Directive: Using the listing below, report all lines holding the word "this".

Data entries:
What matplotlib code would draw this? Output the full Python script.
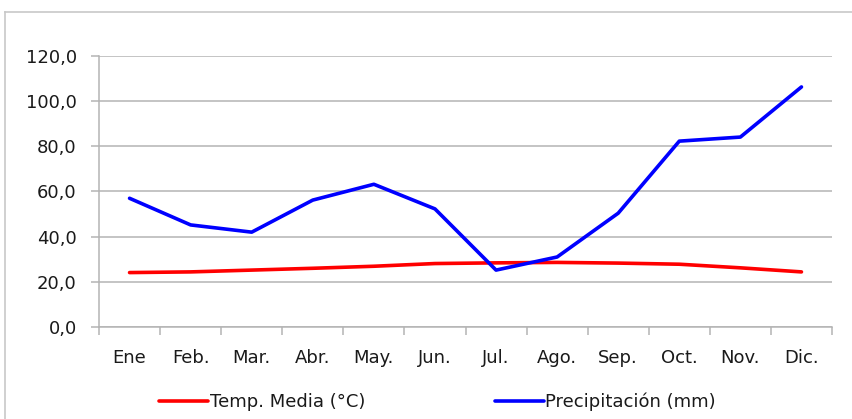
* * *
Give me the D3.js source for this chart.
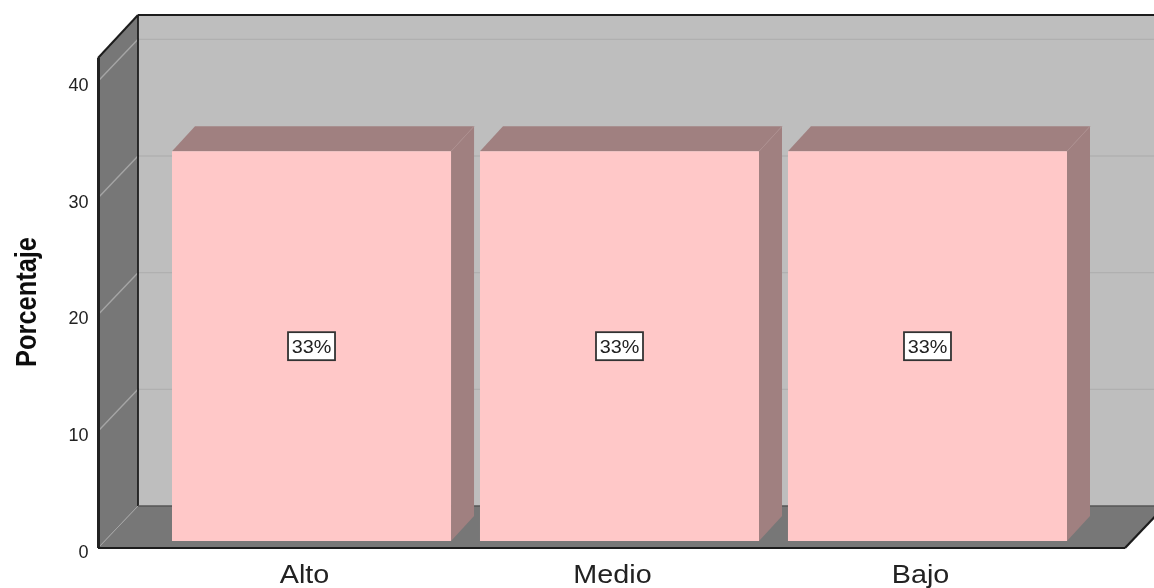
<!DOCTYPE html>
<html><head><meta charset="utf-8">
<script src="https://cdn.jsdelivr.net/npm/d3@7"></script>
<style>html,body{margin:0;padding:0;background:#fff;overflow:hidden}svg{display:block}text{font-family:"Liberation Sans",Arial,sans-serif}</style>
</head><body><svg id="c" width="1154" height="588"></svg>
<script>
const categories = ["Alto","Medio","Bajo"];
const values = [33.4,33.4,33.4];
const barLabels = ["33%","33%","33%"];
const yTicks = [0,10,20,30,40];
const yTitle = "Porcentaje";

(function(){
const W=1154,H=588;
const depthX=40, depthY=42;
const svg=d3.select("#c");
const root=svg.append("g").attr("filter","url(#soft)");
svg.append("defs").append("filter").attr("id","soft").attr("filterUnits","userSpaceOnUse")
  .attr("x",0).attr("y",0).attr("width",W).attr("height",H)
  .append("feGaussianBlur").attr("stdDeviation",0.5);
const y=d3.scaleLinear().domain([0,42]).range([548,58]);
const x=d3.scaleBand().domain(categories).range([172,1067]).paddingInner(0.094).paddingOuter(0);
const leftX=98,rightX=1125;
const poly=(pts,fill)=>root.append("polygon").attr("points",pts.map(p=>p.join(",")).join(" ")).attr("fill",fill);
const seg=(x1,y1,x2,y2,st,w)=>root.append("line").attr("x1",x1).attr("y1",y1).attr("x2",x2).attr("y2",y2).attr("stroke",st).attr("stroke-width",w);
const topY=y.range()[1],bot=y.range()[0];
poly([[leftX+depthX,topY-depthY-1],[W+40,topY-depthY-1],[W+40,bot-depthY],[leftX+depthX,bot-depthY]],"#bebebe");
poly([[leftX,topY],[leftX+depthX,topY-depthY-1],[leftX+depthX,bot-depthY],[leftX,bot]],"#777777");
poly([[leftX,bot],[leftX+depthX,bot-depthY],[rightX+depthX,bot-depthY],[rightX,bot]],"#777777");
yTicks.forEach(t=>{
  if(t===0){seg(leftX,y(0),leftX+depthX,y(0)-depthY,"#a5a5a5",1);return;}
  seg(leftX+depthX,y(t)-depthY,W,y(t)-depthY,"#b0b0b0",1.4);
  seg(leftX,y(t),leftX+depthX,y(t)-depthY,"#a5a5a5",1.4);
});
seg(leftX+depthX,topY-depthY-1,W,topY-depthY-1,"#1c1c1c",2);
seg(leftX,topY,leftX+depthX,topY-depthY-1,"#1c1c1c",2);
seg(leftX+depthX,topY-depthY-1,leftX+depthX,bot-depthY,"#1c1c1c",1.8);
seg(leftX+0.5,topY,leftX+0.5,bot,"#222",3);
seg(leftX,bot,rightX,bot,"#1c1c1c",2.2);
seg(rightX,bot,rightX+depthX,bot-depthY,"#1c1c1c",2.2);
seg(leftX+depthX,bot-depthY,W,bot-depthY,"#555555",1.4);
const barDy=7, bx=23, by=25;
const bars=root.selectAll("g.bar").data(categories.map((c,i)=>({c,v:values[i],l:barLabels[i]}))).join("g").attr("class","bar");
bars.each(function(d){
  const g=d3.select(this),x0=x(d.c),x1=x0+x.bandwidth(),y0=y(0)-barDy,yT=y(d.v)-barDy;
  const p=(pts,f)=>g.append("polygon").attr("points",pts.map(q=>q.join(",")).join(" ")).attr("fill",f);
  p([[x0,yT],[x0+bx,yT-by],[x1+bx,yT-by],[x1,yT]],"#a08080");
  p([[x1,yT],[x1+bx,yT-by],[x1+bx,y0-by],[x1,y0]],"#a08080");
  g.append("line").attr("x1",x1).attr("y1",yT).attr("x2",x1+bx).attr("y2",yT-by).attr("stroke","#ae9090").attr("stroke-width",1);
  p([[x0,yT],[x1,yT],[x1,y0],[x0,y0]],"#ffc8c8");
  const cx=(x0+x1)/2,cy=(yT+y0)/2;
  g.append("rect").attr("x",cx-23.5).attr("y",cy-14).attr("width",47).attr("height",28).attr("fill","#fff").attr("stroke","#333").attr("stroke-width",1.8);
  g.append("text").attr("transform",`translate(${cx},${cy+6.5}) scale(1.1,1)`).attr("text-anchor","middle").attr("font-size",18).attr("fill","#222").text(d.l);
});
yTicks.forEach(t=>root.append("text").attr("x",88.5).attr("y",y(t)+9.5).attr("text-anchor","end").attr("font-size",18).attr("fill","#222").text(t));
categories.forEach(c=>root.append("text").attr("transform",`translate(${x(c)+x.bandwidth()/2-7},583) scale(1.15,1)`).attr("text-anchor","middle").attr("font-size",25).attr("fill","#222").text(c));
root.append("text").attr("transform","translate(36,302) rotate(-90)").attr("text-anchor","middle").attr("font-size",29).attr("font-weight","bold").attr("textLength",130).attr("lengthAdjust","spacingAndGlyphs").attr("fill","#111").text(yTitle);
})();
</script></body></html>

Output of the exercise:
What matplotlib code would draw this? Output the full Python script.
Give me the D3.js source for this chart.
  const g=d3.select(this),x0=x(d.c),x1=x0+x.bandwidth(),y0=y(0)-barDy,yT=y(d.v)-barDy;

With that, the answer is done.